- [REQUEST]: Each line containing the word "matplotlib" must be collected.

━━━ INFORMATION SUPPLIED

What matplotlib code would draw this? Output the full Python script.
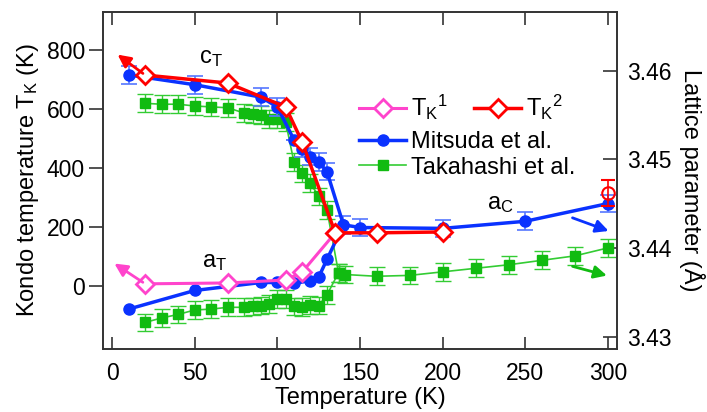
#!/usr/bin/env python3

import matplotlib as mpl
mpl.use("Agg")
import matplotlib.pyplot as plt

# Kondo temperatures (left axis, K)
tk1_temp = [20, 70, 105, 115, 135]
tk1_val = [7, 10, 20, 47, 180]
tk2_temp = [20, 70, 105, 115, 135, 160, 200]
tk2_val = [715, 688, 607, 488, 180, 180, 183]
tk_open_temp = [300]
tk_open_val = [315]
tk_open_err = [44]

# Mitsuda et al. lattice parameter (right axis, Angstrom)
mit_c_temp = [10, 50, 90, 100, 110, 115, 120, 125, 130, 140, 150, 200, 250, 300]
mit_c_val = [3.4595, 3.4584, 3.4570, 3.4559, 3.4522, 3.4512, 3.4503, 3.4497,
             3.4486, 3.4426, 3.4423, 3.4422, 3.4430, 3.4450]
mit_c_err = [0.001, 0.001, 0.001, 0.001, 0.0, 0.001, 0.001, 0.001,
             0.001, 0.001, 0.001, 0.001, 0.001, 0.001]
mit_a_temp = [10, 50, 90, 100, 110, 120, 125, 130, 140]
mit_a_val = [3.4331, 3.4352, 3.4361, 3.4361, 3.4360, 3.4363, 3.4367, 3.4387, 3.4426]

# Takahashi et al. lattice parameter (right axis, Angstrom)
tak_c_temp = [20, 30, 40, 50, 60, 70, 80, 85, 90, 95, 100, 105, 110, 115, 120, 125, 130, 137]
tak_c_val = [3.4563, 3.4562, 3.4562, 3.4560, 3.4559, 3.4558, 3.4552, 3.4551, 3.4550,
             3.4545, 3.4545, 3.4542, 3.4497, 3.4484, 3.4473, 3.4458, 3.4443, 3.4372]
tak_a_temp = [20, 30, 40, 50, 60, 70, 80, 85, 90, 95, 100, 105, 110, 115, 120, 125, 130,
              137, 141, 160, 180, 200, 220, 240, 260, 280, 300]
tak_a_val = [3.4316, 3.4321, 3.4325, 3.4330, 3.4331, 3.4333, 3.4333, 3.4334, 3.4335,
             3.4337, 3.4342, 3.4342, 3.4334, 3.4333, 3.4336, 3.4335, 3.4347,
             3.4372, 3.4370, 3.4368, 3.4369, 3.4373, 3.4377, 3.4381, 3.4386, 3.4391, 3.4400]
tak_err = 0.001

x_ticks = [0, 50, 100, 150, 200, 250, 300]
left_ticks = [0, 200, 400, 600, 800]
right_ticks = [3.43, 3.44, 3.45, 3.46]

RED = "#ff0000"
MAGENTA = "#ff44cc"
BLUE = "#0a32ff"
BLUE_ERR = "#5577ff"
GREEN = "#11bb11"
GREEN_LINE = "#33cc33"
SPINE = "#333333"


def plot_figure():
    plt.rcParams["font.family"] = ["Liberation Sans", "DejaVu Sans"]
    plt.rcParams["mathtext.default"] = "regular"

    fig = plt.figure(figsize=(7.07, 4.12), dpi=100)
    ax = fig.add_axes([0.1457, 0.1529, 0.727, 0.818])
    ax2 = ax.twinx()
    ax.set_zorder(ax2.get_zorder() + 1)
    ax.patch.set_visible(False)

    # lattice parameters
    ax2.errorbar(tak_a_temp, tak_a_val, yerr=tak_err, fmt="none", ecolor=GREEN_LINE,
                 elinewidth=1, capsize=6, capthick=1)
    ax2.errorbar(tak_c_temp, tak_c_val, yerr=tak_err, fmt="none", ecolor=GREEN_LINE,
                 elinewidth=1, capsize=6, capthick=1)
    ax2.plot(tak_a_temp, tak_a_val, "-s", color=GREEN_LINE, lw=1.2, ms=6.5,
             mfc=GREEN, mec=GREEN)
    tak_line, = ax2.plot(tak_c_temp, tak_c_val, "-s", color=GREEN_LINE, lw=1.2, ms=6.5,
                         mfc=GREEN, mec=GREEN)
    ax2.errorbar(mit_c_temp, mit_c_val, yerr=mit_c_err, fmt="none", ecolor=BLUE_ERR,
                 elinewidth=1.2, capsize=6, capthick=1.2)
    ax2.plot(mit_a_temp, mit_a_val, "-o", color=BLUE, lw=2.5, ms=8)
    mit_line, = ax2.plot(mit_c_temp, mit_c_val, "-o", color=BLUE, lw=2.5, ms=8)

    # Kondo temperatures
    tk1_line, = ax.plot(tk1_temp, tk1_val, "-D", color=MAGENTA, lw=2.2, ms=9,
                        mfc="white", mew=2)
    tk2_line, = ax.plot(tk2_temp, tk2_val, "-D", color=RED, lw=2.5, ms=9,
                        mfc="white", mew=2)
    ax.errorbar(tk_open_temp, tk_open_val, yerr=tk_open_err, fmt="o", color=RED,
                mfc="none", ms=9, mew=1.5, capsize=5, elinewidth=1.2)

    # arrows pointing to the axes
    arrow = dict(arrowstyle="-|>", lw=2, mutation_scale=19)
    ax.annotate("", xy=(2, 790), xytext=(20, 715), arrowprops=dict(arrow, color=RED))
    ax.annotate("", xy=(0, 81), xytext=(20, 7), arrowprops=dict(arrow, color=MAGENTA))
    ax2.annotate("", xy=(302, 3.4418), xytext=(277, 3.4435),
                 arrowprops=dict(arrow, color=BLUE))
    ax2.annotate("", xy=(301, 3.4368), xytext=(277, 3.4380),
                 arrowprops=dict(arrow, color=GREEN))

    ax.text(60, 773, "$c_T$", fontsize=17, ha="center", va="center")
    ax.text(62, 82, "$a_T$", fontsize=17, ha="center", va="center")
    ax.text(235, 277, "$a_C$", fontsize=17, ha="center", va="center")

    ax.set_xlim(-5.5, 305.5)
    ax.set_ylim(-214, 929)
    ax2.set_ylim(3.4286, 3.4666)
    ax.set_xticks(x_ticks)
    ax.set_yticks(left_ticks)
    ax2.set_yticks(right_ticks)

    ax.tick_params(axis="x", direction="in", length=9, width=1.2, top=True,
                   labelsize=16.5, pad=9, color=SPINE)
    ax.tick_params(axis="y", direction="out", length=10, width=1.2,
                   labelsize=16.5, pad=3, color=SPINE)
    ax2.tick_params(axis="y", direction="in", length=10, width=1.2,
                    labelsize=16.5, pad=7, color=SPINE)
    for a in (ax, ax2):
        for sp in a.spines.values():
            sp.set_color(SPINE)
            sp.set_linewidth(1.2)

    ax.set_xlabel("Temperature (K)", fontsize=17, labelpad=2)
    ax.set_ylabel("Kondo temperature T$_K$ (K)", fontsize=17, labelpad=4)
    ax2.set_ylabel("Lattice parameter (Å)", fontsize=17, rotation=270, labelpad=24)

    leg1 = ax.legend([tk1_line, tk2_line], ["T$_K$$^1$", "T$_K$$^2$"], ncol=2,
                     loc="center left", bbox_to_anchor=(0.508, 0.738),
                     bbox_transform=fig.transFigure, frameon=False, fontsize=17,
                     numpoints=1, handlelength=2.0, handletextpad=0.2,
                     columnspacing=1.1, borderpad=0, borderaxespad=0)
    ax.add_artist(leg1)
    ax.legend([mit_line, tak_line], ["Mitsuda et al.", "Takahashi et al."],
              loc="center left", bbox_to_anchor=(0.508, 0.624),
              bbox_transform=fig.transFigure, frameon=False, fontsize=17,
              numpoints=1, handlelength=2.0, handletextpad=0.2,
              labelspacing=0.15, borderpad=0, borderaxespad=0)

    fig.savefig("out.png", dpi=100)
    plt.close(fig)


def main():
    plot_figure()


if __name__ == "__main__":
    main()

━━━━━━

- [RESULT OF THE EXERCISE]:
What matplotlib code would draw this? Output the full Python script.
import matplotlib as mpl
import matplotlib.pyplot as plt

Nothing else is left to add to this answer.